Researchers from Bradford University say some vice-chancellors are "overpaid" by more than pounds 20,000 and others "underpaid" because of the way universities determine salaries.
The fact that someone has a knighthood or a public honour, they say, appears to count for more than the academic qualifications they possess.
The study looked at 64 higher education institutions whose vice-chancellors or principals were paid from pounds 46,000 (Dartington College of the Arts) to pounds 137,000 (University College, London) to discover how their salaries had been decided.
They found few of the 32 factors that might have been expected to influence the decision, such as the number of staff employed, had been considered. If they had been taken into account, some vice-chancellors would have been paid much more and some much less.
The result of the Higher Education Funding Council's research assessment exercise, which grades departments, played no part. Nor did the number of staff and students. Research income is the only part of a university's funding that is considered. The amount from student fees and grant, determined partly by the quality of research, does not feature.

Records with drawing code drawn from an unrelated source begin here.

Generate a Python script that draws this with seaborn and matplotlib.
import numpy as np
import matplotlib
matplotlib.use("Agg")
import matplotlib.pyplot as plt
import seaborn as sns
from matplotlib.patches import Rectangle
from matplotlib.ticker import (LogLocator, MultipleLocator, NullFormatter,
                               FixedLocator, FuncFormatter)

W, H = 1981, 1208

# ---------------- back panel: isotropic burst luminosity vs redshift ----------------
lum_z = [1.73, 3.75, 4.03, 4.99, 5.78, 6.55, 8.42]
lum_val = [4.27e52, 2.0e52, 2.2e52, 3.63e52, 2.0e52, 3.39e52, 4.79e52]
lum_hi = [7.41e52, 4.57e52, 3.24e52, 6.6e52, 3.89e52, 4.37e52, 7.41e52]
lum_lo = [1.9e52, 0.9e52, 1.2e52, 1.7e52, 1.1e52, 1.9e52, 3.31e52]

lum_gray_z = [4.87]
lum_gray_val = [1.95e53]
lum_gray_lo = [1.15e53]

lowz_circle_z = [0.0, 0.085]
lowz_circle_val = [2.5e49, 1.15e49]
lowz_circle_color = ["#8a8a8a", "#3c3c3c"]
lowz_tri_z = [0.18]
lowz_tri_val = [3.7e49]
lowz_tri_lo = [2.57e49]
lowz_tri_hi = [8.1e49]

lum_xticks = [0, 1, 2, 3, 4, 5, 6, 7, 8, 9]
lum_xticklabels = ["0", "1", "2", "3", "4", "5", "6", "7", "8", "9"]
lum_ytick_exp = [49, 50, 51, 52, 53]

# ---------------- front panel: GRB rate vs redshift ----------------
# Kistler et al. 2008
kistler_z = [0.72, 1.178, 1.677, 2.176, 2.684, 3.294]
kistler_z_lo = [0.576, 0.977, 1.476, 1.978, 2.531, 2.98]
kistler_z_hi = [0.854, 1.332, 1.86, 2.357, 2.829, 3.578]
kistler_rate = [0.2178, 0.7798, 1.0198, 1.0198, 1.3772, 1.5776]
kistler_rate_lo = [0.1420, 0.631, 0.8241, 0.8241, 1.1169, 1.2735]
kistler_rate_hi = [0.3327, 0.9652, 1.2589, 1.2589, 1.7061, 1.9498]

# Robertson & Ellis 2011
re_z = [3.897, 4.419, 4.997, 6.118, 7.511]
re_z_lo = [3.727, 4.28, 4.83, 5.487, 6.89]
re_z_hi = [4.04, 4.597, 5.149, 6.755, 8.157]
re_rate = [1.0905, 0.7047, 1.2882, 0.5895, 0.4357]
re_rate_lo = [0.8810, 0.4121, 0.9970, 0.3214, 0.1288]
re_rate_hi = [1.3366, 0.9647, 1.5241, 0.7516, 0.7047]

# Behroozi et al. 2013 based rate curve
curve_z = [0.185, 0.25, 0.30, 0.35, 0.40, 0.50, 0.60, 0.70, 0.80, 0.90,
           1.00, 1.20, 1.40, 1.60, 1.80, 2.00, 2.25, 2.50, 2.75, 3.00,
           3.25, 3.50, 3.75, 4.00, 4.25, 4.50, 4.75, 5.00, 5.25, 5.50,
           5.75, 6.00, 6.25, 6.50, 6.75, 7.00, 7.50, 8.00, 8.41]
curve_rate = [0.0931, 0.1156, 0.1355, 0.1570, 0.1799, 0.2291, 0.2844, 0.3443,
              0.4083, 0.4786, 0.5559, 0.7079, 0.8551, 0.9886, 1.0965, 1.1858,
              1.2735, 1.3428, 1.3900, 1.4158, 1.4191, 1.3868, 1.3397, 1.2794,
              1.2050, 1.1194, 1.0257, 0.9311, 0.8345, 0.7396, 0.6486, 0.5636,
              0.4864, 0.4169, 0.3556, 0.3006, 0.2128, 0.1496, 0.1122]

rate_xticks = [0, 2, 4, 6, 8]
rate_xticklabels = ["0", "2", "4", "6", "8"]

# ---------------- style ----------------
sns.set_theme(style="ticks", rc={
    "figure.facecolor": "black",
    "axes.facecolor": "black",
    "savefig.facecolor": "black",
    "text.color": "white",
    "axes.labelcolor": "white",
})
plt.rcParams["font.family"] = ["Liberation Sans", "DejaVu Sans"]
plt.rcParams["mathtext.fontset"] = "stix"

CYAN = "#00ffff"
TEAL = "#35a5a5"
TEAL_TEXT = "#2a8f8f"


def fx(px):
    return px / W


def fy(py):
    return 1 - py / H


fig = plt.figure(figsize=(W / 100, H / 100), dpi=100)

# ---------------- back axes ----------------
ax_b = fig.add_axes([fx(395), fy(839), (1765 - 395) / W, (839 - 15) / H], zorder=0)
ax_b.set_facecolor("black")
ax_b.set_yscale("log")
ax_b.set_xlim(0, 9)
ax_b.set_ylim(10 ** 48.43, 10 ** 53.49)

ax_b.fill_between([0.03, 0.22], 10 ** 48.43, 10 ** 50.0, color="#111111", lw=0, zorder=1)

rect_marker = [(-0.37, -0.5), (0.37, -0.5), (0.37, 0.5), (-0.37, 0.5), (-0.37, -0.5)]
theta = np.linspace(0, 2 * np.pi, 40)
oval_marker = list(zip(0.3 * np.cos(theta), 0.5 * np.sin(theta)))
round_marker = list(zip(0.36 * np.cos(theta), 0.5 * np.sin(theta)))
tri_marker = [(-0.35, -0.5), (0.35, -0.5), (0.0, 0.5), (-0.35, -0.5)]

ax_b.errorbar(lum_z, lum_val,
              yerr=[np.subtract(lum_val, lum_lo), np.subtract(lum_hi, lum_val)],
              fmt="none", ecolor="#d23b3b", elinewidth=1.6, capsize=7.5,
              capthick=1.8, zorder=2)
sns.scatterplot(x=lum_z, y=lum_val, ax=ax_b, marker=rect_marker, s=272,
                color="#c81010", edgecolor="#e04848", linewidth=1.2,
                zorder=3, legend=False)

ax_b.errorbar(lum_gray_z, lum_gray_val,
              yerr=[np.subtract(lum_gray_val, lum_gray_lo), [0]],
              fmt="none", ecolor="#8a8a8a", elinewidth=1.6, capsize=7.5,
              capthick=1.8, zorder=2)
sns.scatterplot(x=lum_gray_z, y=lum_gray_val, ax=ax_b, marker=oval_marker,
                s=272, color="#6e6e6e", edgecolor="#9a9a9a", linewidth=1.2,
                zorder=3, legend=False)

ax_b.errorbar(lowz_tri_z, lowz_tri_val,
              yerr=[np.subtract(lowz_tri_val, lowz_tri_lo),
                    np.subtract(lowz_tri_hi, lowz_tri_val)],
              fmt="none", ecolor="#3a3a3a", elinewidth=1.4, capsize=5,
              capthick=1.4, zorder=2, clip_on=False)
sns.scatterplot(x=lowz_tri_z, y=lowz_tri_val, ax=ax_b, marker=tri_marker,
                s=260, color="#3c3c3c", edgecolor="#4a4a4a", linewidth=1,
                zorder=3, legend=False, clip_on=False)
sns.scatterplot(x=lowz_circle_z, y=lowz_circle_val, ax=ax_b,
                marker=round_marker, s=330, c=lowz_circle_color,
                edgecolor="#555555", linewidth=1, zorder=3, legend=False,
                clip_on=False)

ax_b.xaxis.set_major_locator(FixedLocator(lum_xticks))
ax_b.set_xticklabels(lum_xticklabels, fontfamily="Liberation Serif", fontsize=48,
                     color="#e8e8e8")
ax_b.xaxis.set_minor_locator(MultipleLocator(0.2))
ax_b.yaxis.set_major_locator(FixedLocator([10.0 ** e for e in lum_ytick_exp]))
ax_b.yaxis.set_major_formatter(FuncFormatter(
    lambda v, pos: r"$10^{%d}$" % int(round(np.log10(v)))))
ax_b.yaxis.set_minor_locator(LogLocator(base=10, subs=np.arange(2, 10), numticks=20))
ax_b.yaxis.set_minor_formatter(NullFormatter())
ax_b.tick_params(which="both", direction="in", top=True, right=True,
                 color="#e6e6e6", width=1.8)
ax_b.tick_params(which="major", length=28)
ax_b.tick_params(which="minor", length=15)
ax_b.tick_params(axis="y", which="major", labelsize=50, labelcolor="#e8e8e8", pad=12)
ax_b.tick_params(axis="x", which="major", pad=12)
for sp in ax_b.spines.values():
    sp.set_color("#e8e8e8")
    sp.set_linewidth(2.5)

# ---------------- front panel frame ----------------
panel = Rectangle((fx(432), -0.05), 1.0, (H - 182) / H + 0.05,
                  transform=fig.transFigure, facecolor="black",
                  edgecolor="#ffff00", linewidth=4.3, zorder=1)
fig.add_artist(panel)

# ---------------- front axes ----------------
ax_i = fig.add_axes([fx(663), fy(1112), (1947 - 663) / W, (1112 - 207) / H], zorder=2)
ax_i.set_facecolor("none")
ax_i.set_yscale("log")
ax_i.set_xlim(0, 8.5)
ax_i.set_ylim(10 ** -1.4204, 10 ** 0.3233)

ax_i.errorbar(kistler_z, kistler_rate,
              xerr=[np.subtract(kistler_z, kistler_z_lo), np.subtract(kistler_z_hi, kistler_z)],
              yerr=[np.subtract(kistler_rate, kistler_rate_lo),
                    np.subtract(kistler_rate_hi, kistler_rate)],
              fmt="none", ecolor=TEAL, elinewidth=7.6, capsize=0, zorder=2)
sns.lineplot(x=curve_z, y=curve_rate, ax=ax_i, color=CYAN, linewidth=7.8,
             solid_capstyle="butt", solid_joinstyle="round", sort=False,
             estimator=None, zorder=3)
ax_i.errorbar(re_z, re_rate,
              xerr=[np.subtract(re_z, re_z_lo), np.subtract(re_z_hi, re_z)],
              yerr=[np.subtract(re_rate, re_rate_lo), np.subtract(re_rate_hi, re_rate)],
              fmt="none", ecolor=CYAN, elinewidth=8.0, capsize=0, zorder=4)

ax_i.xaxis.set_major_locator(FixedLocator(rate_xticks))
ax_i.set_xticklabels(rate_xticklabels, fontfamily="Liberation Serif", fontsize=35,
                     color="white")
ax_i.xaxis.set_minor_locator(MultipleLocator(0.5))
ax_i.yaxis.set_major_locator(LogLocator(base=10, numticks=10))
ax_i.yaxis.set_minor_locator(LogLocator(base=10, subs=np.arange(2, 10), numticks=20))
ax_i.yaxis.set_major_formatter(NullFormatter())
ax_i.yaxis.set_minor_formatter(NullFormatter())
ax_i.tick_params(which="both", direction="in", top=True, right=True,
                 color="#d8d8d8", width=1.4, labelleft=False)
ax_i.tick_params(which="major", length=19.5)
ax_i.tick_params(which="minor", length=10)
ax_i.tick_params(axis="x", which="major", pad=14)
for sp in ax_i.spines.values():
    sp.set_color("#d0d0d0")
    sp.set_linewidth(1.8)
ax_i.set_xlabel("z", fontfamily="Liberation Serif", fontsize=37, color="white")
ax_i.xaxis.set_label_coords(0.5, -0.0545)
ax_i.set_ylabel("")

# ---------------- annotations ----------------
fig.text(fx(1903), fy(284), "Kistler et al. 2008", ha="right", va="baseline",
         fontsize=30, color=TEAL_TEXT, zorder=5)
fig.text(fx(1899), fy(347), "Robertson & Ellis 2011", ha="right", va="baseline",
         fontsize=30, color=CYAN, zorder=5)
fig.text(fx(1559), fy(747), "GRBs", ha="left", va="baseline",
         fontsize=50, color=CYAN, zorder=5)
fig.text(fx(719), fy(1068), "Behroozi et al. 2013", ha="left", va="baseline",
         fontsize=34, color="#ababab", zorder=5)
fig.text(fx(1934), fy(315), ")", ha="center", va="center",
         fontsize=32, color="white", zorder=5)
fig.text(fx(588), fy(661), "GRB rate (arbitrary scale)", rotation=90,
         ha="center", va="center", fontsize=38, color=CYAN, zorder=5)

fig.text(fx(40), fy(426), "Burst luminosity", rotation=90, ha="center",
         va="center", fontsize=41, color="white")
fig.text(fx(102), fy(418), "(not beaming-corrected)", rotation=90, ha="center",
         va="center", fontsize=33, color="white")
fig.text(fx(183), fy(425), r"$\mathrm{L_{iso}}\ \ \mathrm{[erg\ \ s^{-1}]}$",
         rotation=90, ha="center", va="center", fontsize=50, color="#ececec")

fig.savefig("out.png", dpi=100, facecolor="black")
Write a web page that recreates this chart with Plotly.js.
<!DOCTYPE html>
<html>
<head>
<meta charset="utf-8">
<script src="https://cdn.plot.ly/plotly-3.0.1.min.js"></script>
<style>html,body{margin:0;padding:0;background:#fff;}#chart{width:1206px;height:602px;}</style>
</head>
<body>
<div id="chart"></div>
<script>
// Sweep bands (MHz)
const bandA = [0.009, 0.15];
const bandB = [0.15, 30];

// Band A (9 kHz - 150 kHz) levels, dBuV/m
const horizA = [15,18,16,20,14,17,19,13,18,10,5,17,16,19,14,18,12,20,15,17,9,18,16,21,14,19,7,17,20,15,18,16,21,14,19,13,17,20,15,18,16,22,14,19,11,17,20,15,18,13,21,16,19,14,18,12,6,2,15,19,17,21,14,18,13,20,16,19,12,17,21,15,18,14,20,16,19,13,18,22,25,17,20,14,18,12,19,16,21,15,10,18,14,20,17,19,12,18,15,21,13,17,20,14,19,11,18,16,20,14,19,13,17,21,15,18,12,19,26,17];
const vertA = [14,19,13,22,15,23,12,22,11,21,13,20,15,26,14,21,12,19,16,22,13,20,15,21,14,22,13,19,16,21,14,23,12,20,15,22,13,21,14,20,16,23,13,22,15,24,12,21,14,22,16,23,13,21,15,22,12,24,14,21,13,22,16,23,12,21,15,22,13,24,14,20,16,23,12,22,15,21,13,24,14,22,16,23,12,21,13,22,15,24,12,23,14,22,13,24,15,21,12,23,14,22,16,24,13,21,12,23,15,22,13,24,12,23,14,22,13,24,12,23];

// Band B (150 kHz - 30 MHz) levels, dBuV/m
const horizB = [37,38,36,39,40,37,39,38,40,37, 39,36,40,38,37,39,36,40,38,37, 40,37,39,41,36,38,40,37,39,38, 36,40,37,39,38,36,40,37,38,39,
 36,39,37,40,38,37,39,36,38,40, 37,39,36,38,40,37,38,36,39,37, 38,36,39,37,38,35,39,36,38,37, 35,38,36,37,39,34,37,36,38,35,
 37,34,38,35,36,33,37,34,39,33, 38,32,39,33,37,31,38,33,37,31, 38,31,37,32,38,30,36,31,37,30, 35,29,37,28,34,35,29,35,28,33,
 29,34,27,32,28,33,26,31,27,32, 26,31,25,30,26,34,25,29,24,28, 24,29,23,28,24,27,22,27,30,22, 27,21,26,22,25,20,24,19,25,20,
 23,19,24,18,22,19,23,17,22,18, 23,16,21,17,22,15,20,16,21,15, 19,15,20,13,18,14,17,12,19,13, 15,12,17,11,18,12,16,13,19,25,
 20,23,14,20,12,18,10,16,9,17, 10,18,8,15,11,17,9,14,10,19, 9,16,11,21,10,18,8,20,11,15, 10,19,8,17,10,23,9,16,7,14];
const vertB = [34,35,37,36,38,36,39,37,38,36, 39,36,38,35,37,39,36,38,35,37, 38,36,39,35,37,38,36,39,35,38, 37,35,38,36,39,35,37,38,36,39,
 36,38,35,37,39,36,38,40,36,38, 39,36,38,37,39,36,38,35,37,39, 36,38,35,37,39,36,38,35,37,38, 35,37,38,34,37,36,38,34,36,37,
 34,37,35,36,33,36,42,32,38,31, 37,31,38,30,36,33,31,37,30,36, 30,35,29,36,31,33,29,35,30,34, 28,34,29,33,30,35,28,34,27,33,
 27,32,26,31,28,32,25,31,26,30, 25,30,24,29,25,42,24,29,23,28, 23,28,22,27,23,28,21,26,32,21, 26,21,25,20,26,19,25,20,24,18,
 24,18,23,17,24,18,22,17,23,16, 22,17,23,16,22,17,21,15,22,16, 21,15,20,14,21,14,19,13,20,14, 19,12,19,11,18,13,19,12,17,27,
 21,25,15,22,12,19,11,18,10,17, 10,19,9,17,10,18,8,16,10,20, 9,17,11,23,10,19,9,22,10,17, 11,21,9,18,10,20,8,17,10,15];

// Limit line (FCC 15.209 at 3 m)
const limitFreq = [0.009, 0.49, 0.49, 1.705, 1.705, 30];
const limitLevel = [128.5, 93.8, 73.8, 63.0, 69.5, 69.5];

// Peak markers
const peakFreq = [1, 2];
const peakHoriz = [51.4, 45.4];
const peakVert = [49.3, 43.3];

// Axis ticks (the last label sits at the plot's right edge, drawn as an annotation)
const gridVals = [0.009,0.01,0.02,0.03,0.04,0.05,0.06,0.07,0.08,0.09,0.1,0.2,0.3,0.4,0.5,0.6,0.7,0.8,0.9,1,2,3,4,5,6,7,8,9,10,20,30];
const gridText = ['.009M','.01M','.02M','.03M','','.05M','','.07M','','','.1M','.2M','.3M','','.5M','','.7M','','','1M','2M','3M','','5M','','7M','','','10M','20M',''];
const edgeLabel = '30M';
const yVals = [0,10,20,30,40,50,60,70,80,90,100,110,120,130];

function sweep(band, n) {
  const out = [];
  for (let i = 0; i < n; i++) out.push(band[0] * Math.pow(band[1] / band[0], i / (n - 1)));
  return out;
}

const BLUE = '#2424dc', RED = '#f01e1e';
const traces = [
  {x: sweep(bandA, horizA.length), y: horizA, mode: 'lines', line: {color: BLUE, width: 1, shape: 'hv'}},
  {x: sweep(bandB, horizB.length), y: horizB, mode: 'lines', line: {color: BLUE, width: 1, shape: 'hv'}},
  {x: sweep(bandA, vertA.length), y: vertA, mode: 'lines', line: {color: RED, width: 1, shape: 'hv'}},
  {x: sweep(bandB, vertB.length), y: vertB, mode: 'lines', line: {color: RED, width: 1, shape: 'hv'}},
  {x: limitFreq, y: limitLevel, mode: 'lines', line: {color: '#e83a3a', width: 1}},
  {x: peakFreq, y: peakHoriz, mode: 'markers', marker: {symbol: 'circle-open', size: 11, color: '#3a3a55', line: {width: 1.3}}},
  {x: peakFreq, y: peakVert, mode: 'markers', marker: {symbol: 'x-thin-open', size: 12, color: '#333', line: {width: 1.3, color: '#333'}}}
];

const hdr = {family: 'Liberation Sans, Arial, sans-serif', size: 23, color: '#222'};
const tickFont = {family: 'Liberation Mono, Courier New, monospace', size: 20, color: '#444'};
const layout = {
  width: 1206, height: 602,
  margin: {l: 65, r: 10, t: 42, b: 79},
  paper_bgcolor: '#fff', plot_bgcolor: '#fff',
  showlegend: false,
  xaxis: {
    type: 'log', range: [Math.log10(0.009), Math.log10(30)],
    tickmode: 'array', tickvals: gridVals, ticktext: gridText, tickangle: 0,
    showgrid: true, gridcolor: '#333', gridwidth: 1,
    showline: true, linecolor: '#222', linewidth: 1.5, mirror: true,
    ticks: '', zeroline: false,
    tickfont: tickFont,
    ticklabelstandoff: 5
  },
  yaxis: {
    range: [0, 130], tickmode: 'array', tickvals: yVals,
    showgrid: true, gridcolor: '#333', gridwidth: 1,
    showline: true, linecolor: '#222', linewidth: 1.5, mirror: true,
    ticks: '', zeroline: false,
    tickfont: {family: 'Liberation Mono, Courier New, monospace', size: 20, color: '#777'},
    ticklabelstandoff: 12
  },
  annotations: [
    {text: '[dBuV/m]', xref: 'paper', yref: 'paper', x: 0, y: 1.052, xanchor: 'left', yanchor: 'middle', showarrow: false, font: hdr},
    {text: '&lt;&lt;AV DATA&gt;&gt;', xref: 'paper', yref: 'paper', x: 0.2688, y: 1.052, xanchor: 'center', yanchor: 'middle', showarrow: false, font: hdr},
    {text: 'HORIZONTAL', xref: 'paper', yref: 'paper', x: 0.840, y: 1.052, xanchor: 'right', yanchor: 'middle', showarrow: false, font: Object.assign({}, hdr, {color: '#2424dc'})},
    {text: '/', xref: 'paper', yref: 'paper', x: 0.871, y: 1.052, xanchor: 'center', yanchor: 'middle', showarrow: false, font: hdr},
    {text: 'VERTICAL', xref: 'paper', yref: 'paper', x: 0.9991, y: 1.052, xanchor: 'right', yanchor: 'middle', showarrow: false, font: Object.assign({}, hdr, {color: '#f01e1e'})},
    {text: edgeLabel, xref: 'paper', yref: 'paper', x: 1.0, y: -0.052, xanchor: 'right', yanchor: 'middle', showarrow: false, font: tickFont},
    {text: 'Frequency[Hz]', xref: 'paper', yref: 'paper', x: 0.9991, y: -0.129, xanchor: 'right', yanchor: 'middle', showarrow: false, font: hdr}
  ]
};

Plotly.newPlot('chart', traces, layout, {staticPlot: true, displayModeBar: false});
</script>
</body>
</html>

Vice-chancellors with public honours are earning 22 per cent more than their counterparts while a professorship increases pay by only 13 per cent above that of a doctor. From this year the Government has said that vice-chancellors' salaries must be published. The Bradford survey is based on those universities that have already published the information.
Mark Baimbridge, a lecturer in economics who did the research, said: "Factors which would make a big difference to your pay if you were a managing director, like the company's performance and the number of staff, have little or no impact on vice-chancellors' salaries."
Mr Baimbridge and Claire Simpson, his assistant, calculate that 32 of the vice-chancellors in their survey are overpaid. According to their criteria, the principal of Queen Mary and Westfield College, London, (salary pounds 120,000) is overpaid by pounds 26,000, while the vice-chancellor of Manchester University (salary pounds 104,000) is underpaid by pounds 24,000. The vice-chancellor of Oxford gets pounds 91,000, an underpayment of just pounds 400.
New universities, which are former polytechnics, say they have to pay more to attract good applicants and raise the status of their institutions. But not all the new universities are paying six-figures salaries. The survey says that the vice-chancellor of the University of the West of England, in Bristol, (salary pounds 79,000) is underpaid by pounds 18,000. By contrast, the vice-chancellor of Nottingham Trent University, who earns pounds 114,000, is overpaid by pounds 18,000.
Scientists earned around 15 per cent more than those with social science or arts backgrounds.
Mr Baimbridge said: "We are suggesting all vice-chancellors should have a basic salary with an additional income based on their performance."